Despite volatile global markets on account of Italy's political crisis and fresh fears of a global trade war, the Indian equity market jumped last week thanks to a drop in crude prices and recovery in the currency. For the week ended Friday, the S&P BSE Sensex rose 302.39 points or 0.87 per cent to settle at 35,227.26, while the Nifty 50 closed up 91.05 points or 0.86 per cent at 10,696.20. However, the broader markets underperformed, with a fall of 0.33 per cent and 1 per cent by the BSE Mid-Cap and BSE Small-Cap indices respectively.
In the coming week, the outcome of the monetary policy meeting (4-6 June 2018) and macroeconomic data will keep investors on the sidelines. The Reserve Bank of India maintained the status quo in its last monetary policy meeting on April 5, 2018, on the basis of an assessment of the current and evolving macroeconomic situation.

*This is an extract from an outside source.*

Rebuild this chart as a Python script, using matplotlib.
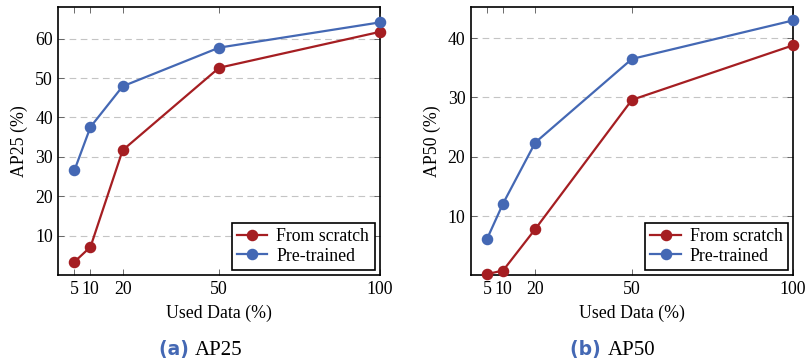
import matplotlib
matplotlib.use("Agg")
import matplotlib.pyplot as plt

used_data = [5, 10, 20, 50, 100]
ap25_scratch = [3.4, 7.2, 31.7, 52.6, 61.7]
ap25_pretrained = [26.6, 37.6, 47.9, 57.7, 64.1]
ap50_scratch = [0.2, 0.8, 7.8, 29.6, 38.8]
ap50_pretrained = [6.1, 12.1, 22.4, 36.5, 43.0]

RED = "#a51e22"
BLUE = "#4468b4"
SERIF = ["Liberation Serif", "DejaVu Serif"]

plt.rcParams["font.family"] = SERIF
FS = 12.8

fig = plt.figure(figsize=(8.08, 3.64), dpi=100)
ax1 = fig.add_axes([0.0722, 0.2437, 0.398, 0.736])
ax2 = fig.add_axes([0.5827, 0.2437, 0.3988, 0.736])

specs = [
    (ax1, ap25_scratch, ap25_pretrained, "AP25 (%)", (0, 67.9), [10, 20, 30, 40, 50, 60], "(a)", "AP25"),
    (ax2, ap50_scratch, ap50_pretrained, "AP50 (%)", (0, 45.2), [10, 20, 30, 40], "(b)", "AP50"),
]

for ax, scratch, pre, ylabel, ylim, yticks, tag, cap in specs:
    ax.plot(used_data, scratch, color=RED, lw=1.6, marker="o", ms=7.3, label="From scratch", clip_on=False, zorder=3)
    ax.plot(used_data, pre, color=BLUE, lw=1.6, marker="o", ms=7.3, label="Pre-trained", clip_on=False, zorder=3)
    ax.set_xlim(0, 100)
    ax.set_ylim(*ylim)
    ax.set_xticks(used_data)
    ax.set_xticklabels([str(v) for v in used_data])
    ax.set_yticks(yticks)
    ax.grid(axis="y", color="#c4c4c4", ls=(0, (6, 4)), lw=0.8)
    ax.tick_params(direction="in", top=True, right=True, labelsize=FS, length=4, width=0.6, color="#555555")
    ax.tick_params(axis="x", pad=4)
    ax.tick_params(axis="y", pad=4)
    for s in ax.spines.values():
        s.set_linewidth(1.2)
    ax.set_xlabel("Used Data (%)", fontsize=FS, labelpad=5)
    ax.set_ylabel(ylabel, fontsize=FS, labelpad=5)
    leg = ax.legend(loc="lower right", fontsize=FS, frameon=True, fancybox=False,
                    edgecolor="black", framealpha=1, borderpad=0.3, handlelength=1.7,
                    handletextpad=0.5, labelspacing=0.15, borderaxespad=0.3)
    leg.get_frame().set_linewidth(1.2)
    pos = ax.get_position()
    cx = pos.x0 + pos.width / 2 - 0.03
    fig.text(cx, 0.026, tag + " ", ha="right", va="baseline", fontsize=13.5,
             color=BLUE, fontweight="bold", family=["DejaVu Sans"])
    fig.text(cx, 0.026, cap, ha="left", va="baseline", fontsize=15, family=SERIF)

fig.savefig("out.png", dpi=100)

Markit Economics will unveil the result of a monthly survey on the performance of the services sector in May on Tuesday. The trend in global markets, investment by foreign portfolio investors (FPIs) and domestic institutional investors (DIIs), the movement of the rupee against the dollar and crude oil price movement will also remain on investors' radars. Jayant Manglik, President, Religare Broking, expects a consolidation in the Nifty within the 10,550-10,850 zone in the near term.